Высказывания исследователей относительно рассогласования политических, экономических, культурных влияний, как отмечает автор, указывают только на то, что картина глобальной культурной диффузии, которая всегда структурирована определенным образом, даже стратегически прицельна” в соответствии с установками производителей мировых СМИ, чрезвычайно сложна и неоднозначна.
“Исследовательская повестка дня”, суммирует автор, явно принадлежит теоретикам “глобализации”. Именно они выдвинули гипотезу о том, что глобальная масс-культура в действительности может способствовать распространению культурных различий на локальном и национальном уровнях. Заявление Робертсона о том, что глобализация включает “как универсализацию партикуляризма, так и партикуляцию универсальности” (с. 78), порывает со старым представлением о том, что воздействие СМИ либо единообразно, либо оно вовсе не существует.

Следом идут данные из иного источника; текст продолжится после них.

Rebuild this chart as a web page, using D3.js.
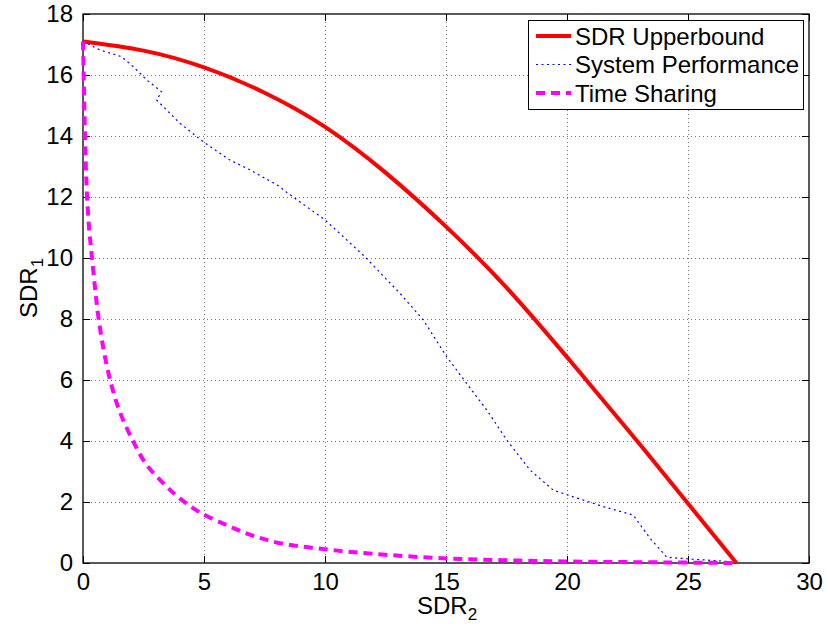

Вооружившись этой концепцией, исследователи могут уяснить, как распространение определенных идей, институтов и жанров способствует формированию новых общностей, а также по-новому формулируются уже существующими общностями, чтобы приобрести совершенно новое значение.
Несомненно, необходимо выработать новые исследовательские методы и приемы для изучения тех форм гомогенизации культуры и сознания индивидов, которые не поддаются словесному выражению.
Отказ от проблематики зрительской “устойчивости” к информационному насилию также закономерен, поскольку принятие решения никогда не является “исключительной привилегией ни одного социального актера” (с. 78), но
предоставляет дорогу многообразным влияниям, механизмам, и актерам, включенным в процесс культурных инноваций. Наконец, резюмирует Бенсон, нет достаточных оснований для того, чтобы рассматривать культурную ситуацию в мире как хаотическую. Разумеется, “гегемоническая глобальная метакультура” Фергюсона в ней отсутствует. Но скорее всего выбор не ограничен “воспроизводством капитализма” или “хаосом”. Скорее, глобальная масс-культура способствует множеству политических, экономических и социальных процессов, которые иногда, хоть и не всегда, идут на пользу капиталистическому развитию.